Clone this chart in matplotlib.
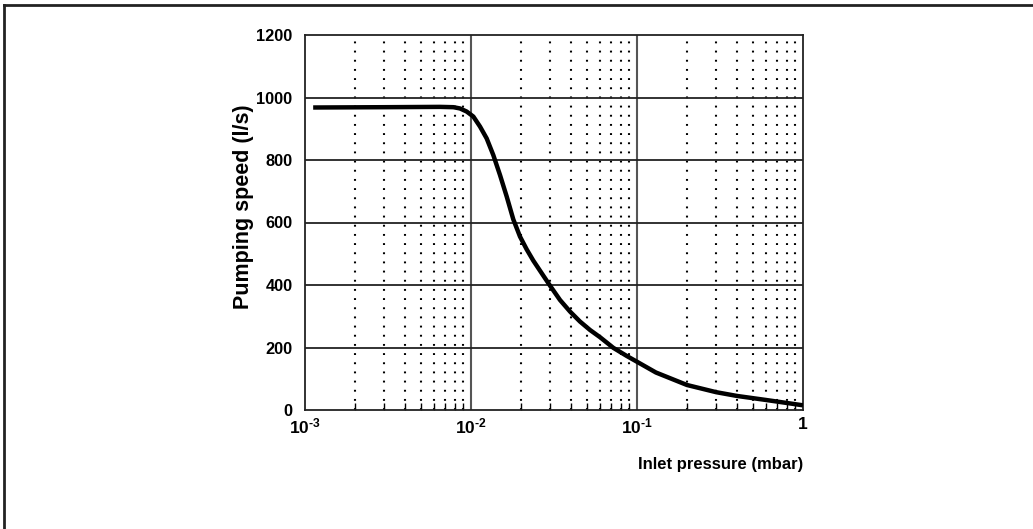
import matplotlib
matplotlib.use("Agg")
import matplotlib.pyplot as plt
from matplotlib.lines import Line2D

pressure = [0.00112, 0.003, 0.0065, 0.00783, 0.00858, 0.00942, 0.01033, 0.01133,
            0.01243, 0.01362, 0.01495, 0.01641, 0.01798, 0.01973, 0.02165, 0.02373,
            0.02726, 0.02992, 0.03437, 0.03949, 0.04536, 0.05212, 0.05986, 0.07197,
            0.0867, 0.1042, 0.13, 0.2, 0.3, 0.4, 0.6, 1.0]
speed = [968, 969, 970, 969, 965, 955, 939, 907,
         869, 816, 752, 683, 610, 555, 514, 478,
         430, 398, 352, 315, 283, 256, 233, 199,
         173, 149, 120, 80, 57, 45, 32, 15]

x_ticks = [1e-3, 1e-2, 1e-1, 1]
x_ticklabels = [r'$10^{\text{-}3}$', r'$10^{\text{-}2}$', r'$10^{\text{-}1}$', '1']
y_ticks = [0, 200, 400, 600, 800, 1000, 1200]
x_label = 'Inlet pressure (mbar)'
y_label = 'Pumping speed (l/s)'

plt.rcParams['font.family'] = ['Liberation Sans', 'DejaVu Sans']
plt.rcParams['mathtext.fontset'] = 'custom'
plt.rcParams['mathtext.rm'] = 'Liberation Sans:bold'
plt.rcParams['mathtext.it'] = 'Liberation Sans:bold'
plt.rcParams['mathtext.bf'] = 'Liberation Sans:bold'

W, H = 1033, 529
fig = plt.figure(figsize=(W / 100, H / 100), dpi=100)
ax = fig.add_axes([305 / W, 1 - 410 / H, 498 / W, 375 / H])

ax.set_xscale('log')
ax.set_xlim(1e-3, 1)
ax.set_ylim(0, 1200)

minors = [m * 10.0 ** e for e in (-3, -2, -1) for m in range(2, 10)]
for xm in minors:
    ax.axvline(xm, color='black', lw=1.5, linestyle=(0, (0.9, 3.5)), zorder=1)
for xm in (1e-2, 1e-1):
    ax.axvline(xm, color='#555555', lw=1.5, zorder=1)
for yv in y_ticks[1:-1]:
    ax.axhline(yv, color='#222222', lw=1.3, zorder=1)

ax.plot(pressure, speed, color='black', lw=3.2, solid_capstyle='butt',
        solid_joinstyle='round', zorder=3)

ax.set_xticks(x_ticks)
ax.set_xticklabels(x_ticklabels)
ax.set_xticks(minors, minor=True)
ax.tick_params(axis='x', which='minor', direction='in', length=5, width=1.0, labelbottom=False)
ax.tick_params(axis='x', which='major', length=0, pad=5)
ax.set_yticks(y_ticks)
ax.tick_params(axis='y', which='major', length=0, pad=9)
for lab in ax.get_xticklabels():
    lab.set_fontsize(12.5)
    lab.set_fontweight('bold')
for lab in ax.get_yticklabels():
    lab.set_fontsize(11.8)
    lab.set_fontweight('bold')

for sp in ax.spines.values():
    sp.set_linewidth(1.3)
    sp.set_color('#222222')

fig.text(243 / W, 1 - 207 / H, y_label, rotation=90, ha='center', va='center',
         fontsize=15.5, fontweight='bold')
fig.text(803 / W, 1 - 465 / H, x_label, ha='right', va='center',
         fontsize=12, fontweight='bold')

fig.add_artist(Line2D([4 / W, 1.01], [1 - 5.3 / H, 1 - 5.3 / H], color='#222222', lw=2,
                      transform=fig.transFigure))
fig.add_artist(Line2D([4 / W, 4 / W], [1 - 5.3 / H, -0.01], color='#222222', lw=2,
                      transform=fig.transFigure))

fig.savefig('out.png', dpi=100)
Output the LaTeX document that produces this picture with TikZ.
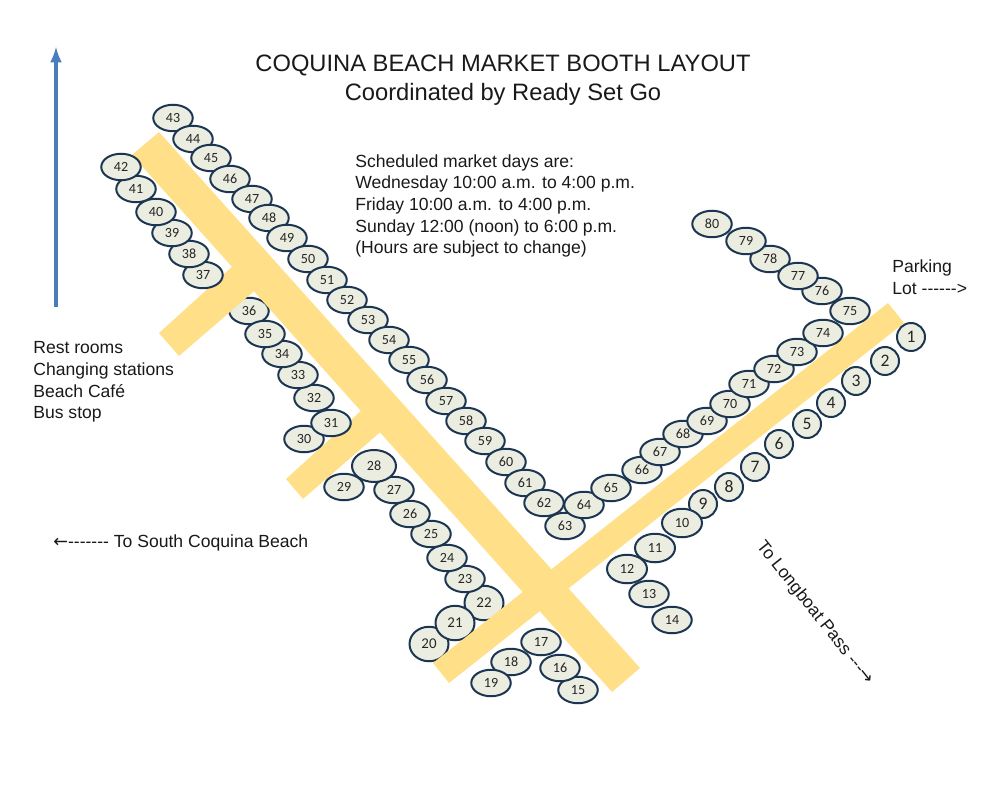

## [Problem to work on]
Copy nothing but the lines from the first one in the listing through the line with "y_label = 'Pumping speed (l/s)'", and omit the pictures.

## [The result]
Clone this chart in matplotlib.
import matplotlib
matplotlib.use("Agg")
import matplotlib.pyplot as plt
from matplotlib.lines import Line2D

pressure = [0.00112, 0.003, 0.0065, 0.00783, 0.00858, 0.00942, 0.01033, 0.01133,
            0.01243, 0.01362, 0.01495, 0.01641, 0.01798, 0.01973, 0.02165, 0.02373,
            0.02726, 0.02992, 0.03437, 0.03949, 0.04536, 0.05212, 0.05986, 0.07197,
            0.0867, 0.1042, 0.13, 0.2, 0.3, 0.4, 0.6, 1.0]
speed = [968, 969, 970, 969, 965, 955, 939, 907,
         869, 816, 752, 683, 610, 555, 514, 478,
         430, 398, 352, 315, 283, 256, 233, 199,
         173, 149, 120, 80, 57, 45, 32, 15]

x_ticks = [1e-3, 1e-2, 1e-1, 1]
x_ticklabels = [r'$10^{\text{-}3}$', r'$10^{\text{-}2}$', r'$10^{\text{-}1}$', '1']
y_ticks = [0, 200, 400, 600, 800, 1000, 1200]
x_label = 'Inlet pressure (mbar)'
y_label = 'Pumping speed (l/s)'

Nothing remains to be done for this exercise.